Fire insurance was little-known and Mr. Halstead had none, but he did have a good reputation. He rented two buildings on the west side of Pacific Avenue, furnished them as best he could, and rented rooms. On March 26, 1880, the Weekly Ledger announced Mr. Halstead had hired Portland architect T.B. Spring to build, a new hotel called Halstead House on the site of the old one. Plans called for a 60 x 44 ft., three-story building with a mansard roof. The first floor had an office, reading room, kitchen and bathroom. The second had a parlor in front and suites of rooms for families. The third floor was bedrooms. Altogether, the hotel had 34 bedrooms and a bathhouse next door. On September 2nd, Mr. Halstead held a grand opening ball. In early evening, people began arriving from Old Tacoma, Puyallup, Steilacoom, and the plains. At 10:00 a large delegation from Olympia showed up. They had chartered the steamer Daisy, and brought along the Olympia Coronet Band. At midnight, the majority of the dancers and musicians crossed Pacific Avenue to Smith Hall for dinner. Others stayed behind and played poker upstairs. In a game that went on for more than forty-eight hours some $30,000 changed hands. The Olympia visitors left at 4:00 am. But locals danced another hour.

Taking advantage of the new hotel, businessman M.J. Cogswell built a barbershop slightly north of the hotel and hired “a tonsorial artist from  Portland” to run it.

Eighteen eighty-one was the year businessmen realized no one was doing anything topromote New Tacoma. On July 16th twenty of the town’s leading citizens met in the hall above the store of Bostwick & Davis and organized the New Tacoma Board of Trade. Mr. Halstead was elected second vice president.

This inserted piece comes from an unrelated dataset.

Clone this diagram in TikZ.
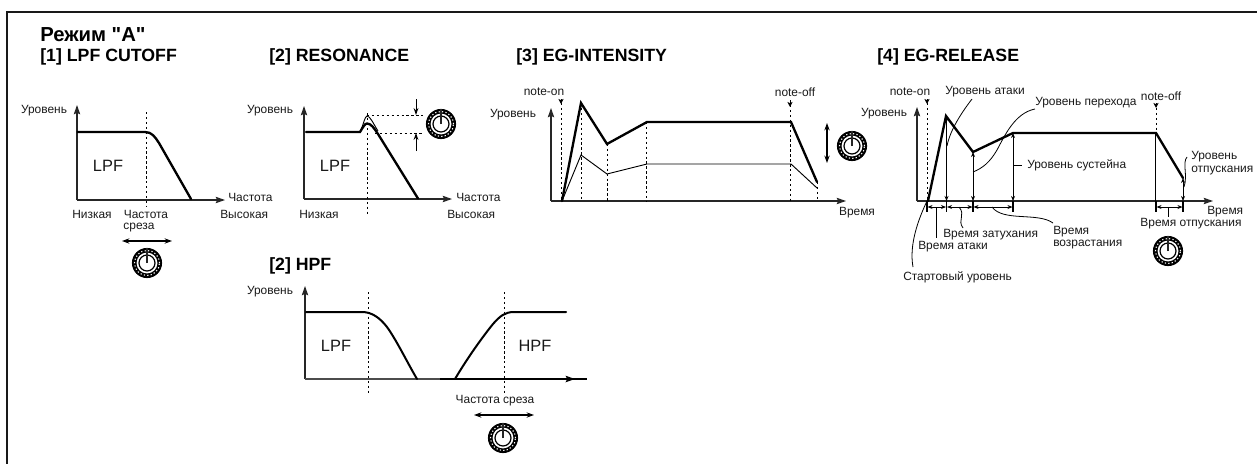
\documentclass[tikz,border=0pt]{standalone}
\usepackage{fontspec}
\setmainfont{Liberation Sans}
\newfontfamily\rawsans{Liberation Sans}
\usetikzlibrary{arrows.meta}
\tikzset{
  x=0.75pt,y=-0.75pt,
  lab/.style={font=\fontsize{8.95pt}{10pt}\selectfont,inner sep=0pt,text=black!90},
  big/.style={font=\fontsize{12.3pt}{13pt}\selectfont,inner sep=0pt,text=black!90},
  ttl/.style={font=\fontsize{13.3pt}{15pt}\selectfont\bfseries,inner sep=0pt,anchor=west},
  axis/.style={line width=0.95pt,draw=black!85,-{Stealth[length=7pt,width=4.8pt,inset=1.2pt]}},
  curve/.style={line width=1.75pt,line join=miter,line cap=round},
  thinc/.style={line width=0.7pt},
  guide/.style={line width=0.65pt,dash pattern=on 1.8pt off 1.9pt},
  dim/.style={line width=0.65pt,{Stealth[length=3.8pt,width=3pt]}-{Stealth[length=3.8pt,width=3pt]}},
  dimarr/.style={line width=0.7pt,-{Stealth[length=5.2pt,width=3.6pt]}},
  wide/.style={line width=0.8pt,{Stealth[length=5.6pt,width=4pt]}-{Stealth[length=5.6pt,width=4pt]}},
  lead/.style={line width=0.6pt},
  tick/.style={line width=0.8pt},
  note/.style={line width=0.7pt,-{Stealth[length=3.8pt,width=3.8pt,inset=1pt]}},
  knob/.pic={
    \fill[black] (0,0) circle (11.3pt);
    \draw[white,line width=0.8pt,dash pattern=on 0.9pt off 1.7pt] (0,0) circle (9.4pt);
    \fill[white] (0,0) circle (7.8pt);
    \draw[black,line width=0.9pt] (0,0) circle (6pt);
    \draw[black!85,line width=1.8pt] (0,0) -- (0,11.6pt);
  }
}
\begin{document}
\begin{tikzpicture}
\useasboundingbox (0,0) rectangle (1257,464);
% frame
\draw[line width=1.3pt,black!90] (7,464) -- (7,12) -- (1257,12);
% titles
\node[ttl,font=\fontsize{15.2pt}{17pt}\rawsans\bfseries] (mode) at (40,35) {Режим "А"};
\node[ttl] (t1) at (40,57) {[1] LPF CUTOFF};
\node[ttl] (t2) at (269,57) {[2] RESONANCE};
\node[ttl] (t3) at (516,57) {[3] EG-INTENSITY};
\node[ttl] (t4) at (877,57) {[4] EG-RELEASE};
\node[ttl] (t5) at (269,266) {[2] HPF};

% ---- [1] LPF cutoff
\draw[axis] (77,200) -- (77,105);
\draw[axis] (77,200) -- (225,200);
\draw[guide] (146,112) -- (146,206);
\draw[curve] (77.5,132) -- (145,132) .. controls (152,132) and (155,137) .. (159,143) -- (191,199);
\node[lab] (a1) at (44,111) {Уровень};
\node[big] (b1) at (108,166) {LPF};
\node[lab] (c1) at (92,214) {Низкая};
\node[lab] (d1) at (146,214) {Частота};
\node[lab] (e1) at (139,228) {среза};
\node[lab,anchor=west] (f1) at (228,197) {Частота};
\node[lab,anchor=west] (g1) at (220,214) {Высокая};
\coordinate (w1a) at (122,241);
\coordinate (w1b) at (172,241);
\draw[wide] (w1a) -- (w1b);
\pic at (147,263) {knob};

% ---- [2] resonance
\draw[axis] (304,199) -- (304,106);
\draw[axis] (304,199) -- (452,199);
\draw[guide] (367,113) -- (367,214);
\draw[guide] (367,115) -- (423,115);
\draw[guide] (375,133) -- (423,133);
\draw[thinc] (360,132) .. controls (363,126) and (365,116) .. (367,116) .. controls (370,116) and (373,123) .. (378,131);
\draw[curve] (306,132) -- (360,132) .. controls (363,127) and (365,123.5) .. (367,123.5) .. controls (371,123.5) and (374,128) .. (378,134) -- (418,198.5);
\coordinate (r1) at (416,99);
\coordinate (r2) at (416,115);
\coordinate (r3) at (416,151);
\coordinate (r4) at (416,133);
\draw[dimarr] (r1) -- (r2);
\draw[dimarr] (r3) -- (r4);
\pic at (441,124) {knob};
\node[lab] (a2) at (270,111) {Уровень};
\node[big] (b2) at (335,166) {LPF};
\node[lab] (c2) at (319,214) {Низкая};
\node[lab,anchor=west] (f2) at (456,197) {Частота};
\node[lab,anchor=west] (g2) at (447,214) {Высокая};

% ---- [2] HPF
\draw[axis] (305,379) -- (305,286);
\draw[line width=0.95pt,black!70] (305,379) -- (440,379);
\draw[line width=1.1pt,-{Stealth[length=7pt,width=4.8pt,inset=1.2pt]}] (440,379) -- (575,379);
\draw[line width=1.1pt] (570,379) -- (587,379);
\draw[guide] (368,292) -- (368,394);
\draw[guide] (504,292) -- (504,394);
\draw[curve,line width=1.5pt] (306,312) -- (362,312) .. controls (372,312) and (380,318) .. (387,327) .. controls (397,341) and (407,362) .. (417,379);
\draw[curve,line width=1.5pt] (455,379) .. controls (465,362) and (480,340) .. (493,324) .. controls (500,316) and (505,312) .. (514,312) -- (566,312);
\node[lab] (a3) at (270,292) {Уровень};
\node[big] (b3) at (336,346) {LPF};
\node[big] (h3) at (535,346) {HPF};
\node[lab] (d3) at (495,401) {Частота среза};
\coordinate (w3a) at (474,415);
\coordinate (w3b) at (534,415);
\draw[wide] (w3a) -- (w3b);
\pic at (503,438) {knob};

% ---- [3] EG intensity
\draw[axis] (551,201) -- (551,108);
\draw[axis] (551,201) -- (846,201);
\draw[guide] (561,103) -- (561,201);
\draw[guide] (581,103) -- (581,201);
\draw[guide] (607,144) -- (607,201);
\draw[guide] (646.5,122) -- (646.5,201);
\draw[guide] (790,100) -- (790,201);
\draw[guide] (817,182) -- (817,201);
\draw[note] (561,99) -- (561,104);
\draw[note] (790,102) -- (790,107);
\draw[thinc] (562,201) -- (581,155) -- (607,174) -- (647,164) -- (791,164) -- (817,188);
\draw[curve] (562,201) -- (581,103) -- (607,144) -- (647,122) -- (791,122) -- (817,182);
\node[lab] (on3) at (544,92) {note-on};
\node[lab] (off3) at (795,92) {note-off};
\node[lab] (a4) at (513,115) {Уровень};
\node[lab] (v4) at (857,213) {Время};
\coordinate (w4a) at (827,123);
\coordinate (w4b) at (827,163);
\draw[wide] (w4a) -- (w4b);
\pic at (852,146) {knob};

% ---- [4] EG release
\draw[axis] (917,201) -- (917,107);
\draw[axis] (917,201) -- (1213,201);
\draw[guide] (927,103) -- (927,201);
\draw[guide] (1156,108) -- (1156,133);
\draw[note] (927,99) -- (927,104);
\draw[note] (1156,103) -- (1156,108);
\draw[curve] (928,201) -- (946,116) -- (973,152) -- (1013,133) -- (1156,133) -- (1183,178);
\coordinate (s0) at (946.5,201);
\coordinate (s1) at (946.5,116);
\coordinate (s2) at (973,201);
\coordinate (s3) at (973,152);
\coordinate (s4) at (1013,201);
\coordinate (s5) at (1013,133);
\coordinate (s6) at (1183,201);
\coordinate (s7) at (1183,178);
\draw[dim] (s0) -- (s1);
\draw[dim] (s2) -- (s3);
\draw[dim] (s4) -- (s5);
\draw[dim] (s6) -- (s7);
\draw[line width=0.75pt] (1155.5,133) -- (1155.5,201);
% time ticks
\draw[tick] (927,201) -- (927,212);
\draw[tick] (946.5,201) -- (946.5,212);
\draw[tick] (973,201) -- (973,212);
\draw[tick] (1013,201) -- (1013,212);
\draw[tick] (1156,201) -- (1156,212);
\draw[tick] (1183,201) -- (1183,212);
\draw[dim] (927.5,207) -- (946,207);
\draw[dim] (947,207) -- (972.5,207);
\draw[dim] (973.5,207) -- (1012.5,207);
\draw[dim] (1156.5,207) -- (1182.5,207);
\node[lab] (on5) at (910,92) {note-on};
\node[lab] (off5) at (1161,96) {note-off};
\node[lab] (a5) at (884,114) {Уровень};
\node[lab] (la) at (985,92) {Уровень атаки};
\node[lab,anchor=west] (lp) at (1035,103) {Уровень перехода};
\node[lab,anchor=west] (ls) at (1027,165) {Уровень сустейна};
\node[lab,anchor=west] (lr1) at (1191,157) {Уровень};
\node[lab,anchor=west] (lr2) at (1191,171) {отпускания};
\node[lab,anchor=west] (v5) at (1207,212) {Время};
\node[lab] (tr) at (1191,224) {Время отпускания};
\node[lab,anchor=west] (td) at (943,235) {Время затухания};
\node[lab,anchor=west] (ta) at (918,247) {Время атаки};
\node[lab,anchor=west] (tu1) at (1053,232) {Время};
\node[lab,anchor=west] (tu2) at (1053,245) {возрастания};
\node[lab,anchor=west] (st) at (903,277) {Стартовый уровень};
\draw[lead] (972,99) .. controls (962,112) and (950,130) .. (947,146);
\draw[lead] (1035,109) .. controls (1015,113) and (1005,135) .. (997,150) .. controls (990,162) and (983,168) .. (973,172);
\draw[lead] (1013,165) -- (1022,165);
\draw[lead] (1187,157) .. controls (1182,163) and (1188,175) .. (1184,187);
\draw[lead] (927,201) .. controls (918,220) and (909,245) .. (913,267);
\draw[lead] (936,207) -- (936,238);
\draw[lead] (959,207) .. controls (966,215) and (957,220) .. (963,228);
\draw[lead] (992,207) .. controls (1003,222) and (1038,212) .. (1053,223);
\draw[lead] (1168,207) -- (1168,217);
\pic at (1168,251) {knob};
\end{tikzpicture}
\end{document}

Until he passed away, Mr. Halstead advertised his hotel as serving the best beer, (genuine Budweiser) the finest wines, and offering top-quality cigars.

Some of Tacoma as it looked during the Washington territory days. (Tacoma Public LIbrary/courtesy photo)
Some of Tacoma as it looked during the Washington territory days. (Tacoma Public LIbrary/courtesy photo)

Jacob Halstead had heart trouble and died on August 21, 1882 at the age of 54. He was buried at Tacoma’s Oakwood Hill Cemetery. Initially his wife, Jane, and son, Charles thought they’d run the hotel but by September the bar was released to George Bott, and Mr. Rebard of the firm Rebard and Campbell was negotiating to buy the hotel. On October 6th the paper said blacksmith John Muntz leased the business for a year. The venerable old building was torn down in 1907.